▽

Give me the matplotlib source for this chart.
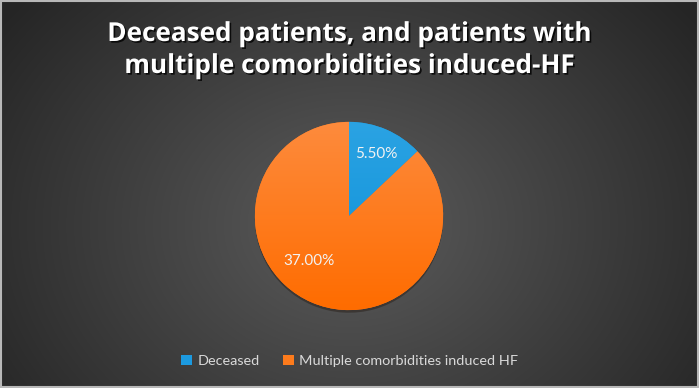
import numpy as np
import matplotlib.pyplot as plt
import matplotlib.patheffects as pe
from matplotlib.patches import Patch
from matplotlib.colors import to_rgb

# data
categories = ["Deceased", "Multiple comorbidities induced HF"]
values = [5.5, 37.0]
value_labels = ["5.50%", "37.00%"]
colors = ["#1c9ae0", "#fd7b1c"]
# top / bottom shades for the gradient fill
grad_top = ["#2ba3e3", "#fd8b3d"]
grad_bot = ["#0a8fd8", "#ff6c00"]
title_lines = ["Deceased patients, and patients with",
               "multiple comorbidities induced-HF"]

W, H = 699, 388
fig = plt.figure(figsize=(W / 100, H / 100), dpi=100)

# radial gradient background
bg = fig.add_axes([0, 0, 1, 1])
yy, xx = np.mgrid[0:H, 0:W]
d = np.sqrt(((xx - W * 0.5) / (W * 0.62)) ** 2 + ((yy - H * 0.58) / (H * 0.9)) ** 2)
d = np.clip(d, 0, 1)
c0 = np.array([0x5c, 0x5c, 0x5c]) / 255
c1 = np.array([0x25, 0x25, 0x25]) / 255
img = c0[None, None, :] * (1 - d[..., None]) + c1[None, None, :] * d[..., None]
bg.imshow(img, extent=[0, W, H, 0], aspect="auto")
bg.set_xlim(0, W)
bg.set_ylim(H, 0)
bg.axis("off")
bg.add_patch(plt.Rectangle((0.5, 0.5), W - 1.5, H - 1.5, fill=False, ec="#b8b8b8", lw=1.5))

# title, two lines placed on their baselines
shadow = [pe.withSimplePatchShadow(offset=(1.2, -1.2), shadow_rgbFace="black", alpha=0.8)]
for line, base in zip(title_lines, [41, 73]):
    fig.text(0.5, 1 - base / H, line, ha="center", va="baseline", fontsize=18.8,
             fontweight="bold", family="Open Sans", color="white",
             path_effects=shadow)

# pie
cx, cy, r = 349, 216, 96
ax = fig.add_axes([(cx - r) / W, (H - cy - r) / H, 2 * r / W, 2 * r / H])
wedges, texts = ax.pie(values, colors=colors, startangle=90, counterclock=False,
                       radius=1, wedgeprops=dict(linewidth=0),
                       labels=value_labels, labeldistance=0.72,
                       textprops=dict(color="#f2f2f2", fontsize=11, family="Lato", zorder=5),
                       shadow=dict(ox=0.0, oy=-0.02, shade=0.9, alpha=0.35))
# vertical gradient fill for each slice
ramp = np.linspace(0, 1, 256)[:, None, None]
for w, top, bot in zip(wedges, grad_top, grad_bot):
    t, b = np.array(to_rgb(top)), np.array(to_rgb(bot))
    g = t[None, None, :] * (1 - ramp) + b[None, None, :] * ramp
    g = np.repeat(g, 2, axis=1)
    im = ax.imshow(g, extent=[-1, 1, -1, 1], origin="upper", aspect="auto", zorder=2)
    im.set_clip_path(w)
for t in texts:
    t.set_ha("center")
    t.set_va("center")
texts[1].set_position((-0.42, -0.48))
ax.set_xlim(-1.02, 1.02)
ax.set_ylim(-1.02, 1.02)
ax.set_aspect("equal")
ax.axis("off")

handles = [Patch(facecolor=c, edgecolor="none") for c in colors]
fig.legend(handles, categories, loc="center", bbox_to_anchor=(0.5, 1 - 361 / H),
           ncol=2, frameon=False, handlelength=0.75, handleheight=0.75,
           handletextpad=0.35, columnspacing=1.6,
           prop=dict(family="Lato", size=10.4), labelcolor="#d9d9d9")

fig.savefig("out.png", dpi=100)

△

* [YOUR GOAL]:
Please set down each line of the data above exactly as written, without the pictures.

* [EXERCISE RESULT]:
Give me the matplotlib source for this chart.
import numpy as np
import matplotlib.pyplot as plt
import matplotlib.patheffects as pe
from matplotlib.patches import Patch
from matplotlib.colors import to_rgb

# data
categories = ["Deceased", "Multiple comorbidities induced HF"]
values = [5.5, 37.0]
value_labels = ["5.50%", "37.00%"]
colors = ["#1c9ae0", "#fd7b1c"]
# top / bottom shades for the gradient fill
grad_top = ["#2ba3e3", "#fd8b3d"]
grad_bot = ["#0a8fd8", "#ff6c00"]
title_lines = ["Deceased patients, and patients with",
               "multiple comorbidities induced-HF"]

W, H = 699, 388
fig = plt.figure(figsize=(W / 100, H / 100), dpi=100)

# radial gradient background
bg = fig.add_axes([0, 0, 1, 1])
yy, xx = np.mgrid[0:H, 0:W]
d = np.sqrt(((xx - W * 0.5) / (W * 0.62)) ** 2 + ((yy - H * 0.58) / (H * 0.9)) ** 2)
d = np.clip(d, 0, 1)
c0 = np.array([0x5c, 0x5c, 0x5c]) / 255
c1 = np.array([0x25, 0x25, 0x25]) / 255
img = c0[None, None, :] * (1 - d[..., None]) + c1[None, None, :] * d[..., None]
bg.imshow(img, extent=[0, W, H, 0], aspect="auto")
bg.set_xlim(0, W)
bg.set_ylim(H, 0)
bg.axis("off")
bg.add_patch(plt.Rectangle((0.5, 0.5), W - 1.5, H - 1.5, fill=False, ec="#b8b8b8", lw=1.5))

# title, two lines placed on their baselines
shadow = [pe.withSimplePatchShadow(offset=(1.2, -1.2), shadow_rgbFace="black", alpha=0.8)]
for line, base in zip(title_lines, [41, 73]):
    fig.text(0.5, 1 - base / H, line, ha="center", va="baseline", fontsize=18.8,
             fontweight="bold", family="Open Sans", color="white",
             path_effects=shadow)

# pie
cx, cy, r = 349, 216, 96
ax = fig.add_axes([(cx - r) / W, (H - cy - r) / H, 2 * r / W, 2 * r / H])
wedges, texts = ax.pie(values, colors=colors, startangle=90, counterclock=False,
                       radius=1, wedgeprops=dict(linewidth=0),
                       labels=value_labels, labeldistance=0.72,
                       textprops=dict(color="#f2f2f2", fontsize=11, family="Lato", zorder=5),
                       shadow=dict(ox=0.0, oy=-0.02, shade=0.9, alpha=0.35))
# vertical gradient fill for each slice
ramp = np.linspace(0, 1, 256)[:, None, None]
for w, top, bot in zip(wedges, grad_top, grad_bot):
    t, b = np.array(to_rgb(top)), np.array(to_rgb(bot))
    g = t[None, None, :] * (1 - ramp) + b[None, None, :] * ramp
    g = np.repeat(g, 2, axis=1)
    im = ax.imshow(g, extent=[-1, 1, -1, 1], origin="upper", aspect="auto", zorder=2)
    im.set_clip_path(w)
for t in texts:
    t.set_ha("center")
    t.set_va("center")
texts[1].set_position((-0.42, -0.48))
ax.set_xlim(-1.02, 1.02)
ax.set_ylim(-1.02, 1.02)
ax.set_aspect("equal")
ax.axis("off")

handles = [Patch(facecolor=c, edgecolor="none") for c in colors]
fig.legend(handles, categories, loc="center", bbox_to_anchor=(0.5, 1 - 361 / H),
           ncol=2, frameon=False, handlelength=0.75, handleheight=0.75,
           handletextpad=0.35, columnspacing=1.6,
           prop=dict(family="Lato", size=10.4), labelcolor="#d9d9d9")

fig.savefig("out.png", dpi=100)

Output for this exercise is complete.